In the week of the Vickers Report, what better evidence that investment banks and retail banks should be separated?
Following in the ignominious tradition of Jerome Kerviel and Nick Leeson, a 31-year old man has been arrested in London in connection with rogue trading which has cost UBS $2 billion (£1.3 billion). You can read UBS CEO Oswald Grübel's memo to staff below.
In some ways, this is almost fortunate (for us, not for UBS, obviously). In the week of the final Vickers Report, what better evidence that investment banks and retail banks should be separated? UBS does not have a retail operation here beyond its private bank, but the danger posed to one half by the other is clearer than ever. Advocates of banking reform will be giving three cheers.

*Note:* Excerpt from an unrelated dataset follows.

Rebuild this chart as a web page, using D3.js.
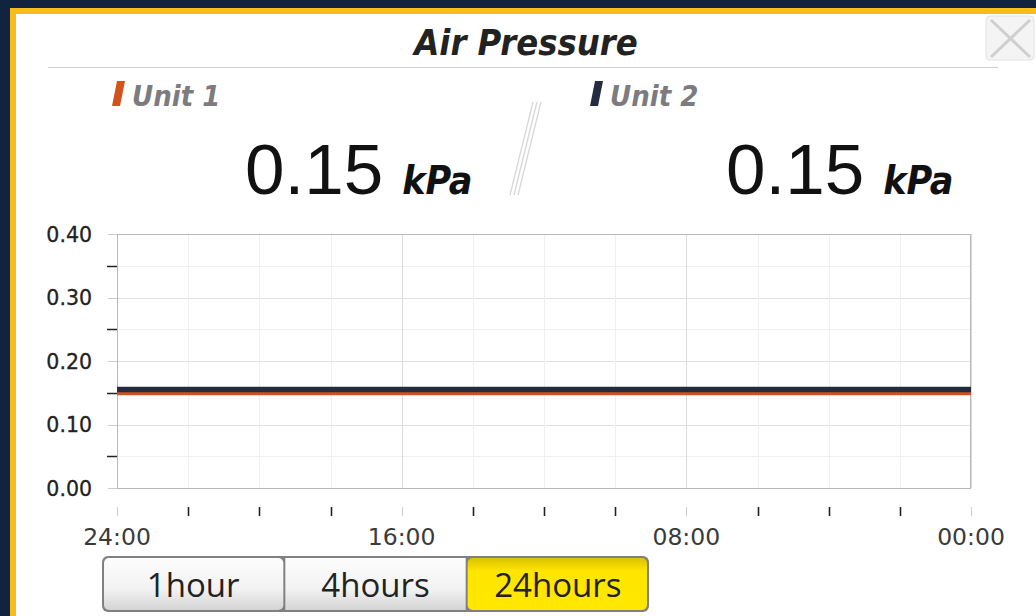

Questions are already being asked about how, in the post-credit crisis era when internal regulation should have been tightened, he could have got away with this. In Leeson's case, there was a hidden account (88888, a lucky number to the power of five to the Chinese), and in a recent edition of Radio 4's The Reunion, he blamed a lack of technological understanding in his old-school bosses.
No such excuses can surely be offered now: if bosses don't understand technology, they at least understand that they don't understand it and have divisions of people who do. There are compliance and IT and reconcilation departments devoted to making columns of figures agree. What was their role here? Did they miss something, or is the rogue trader (whether the arrested man or not) much smarter than they?
$2 billion is a bite out of UBS's capital cushion, though not enough to provoke mortal concern, and it may take them into the red for Q3, but much more important is their reputation. It is not as bad as it could have been – 'no client positions were affected', says Grübel – but fraud on this scale makes UBS look amateurish. Why trust it for your IB services now? It is unlikely that, say, Credit Suisse are rubbing their hands – they should be taking a dose of 'there but for the…' – but more business will surely flow their way now.
Oswald Grübel's memo to staff (from FT's Alphaville blog):
We regret to inform you that yesterday we uncovered a case of unauthorized trading by a trader in the Investment Bank. We have reported it to the markets in line with regulatory disclosure obligations. The matter is still being investigated, but we currently estimate the loss on the trades to be around 2 billion US dollars. It is possible that this could lead UBS to report a loss for the third quarter of 2011. No client positions were affected.
We understand that you have already had to contend with unfavorable, volatile markets for some time now. While the news is distressing, it will not change the fundamental strength of our firm. We urge you to stay focused on your clients, who are counting on you to guide them through these uncertain times.
We want to reassure you that we, together with the rest of the management, are working closely with the Investment Bank’s management and risk and controlling to get to the bottom of the matter as quickly as possible, and will spare no effort to establish exactly what has happened. We will keep you updated on the progress of our investigation.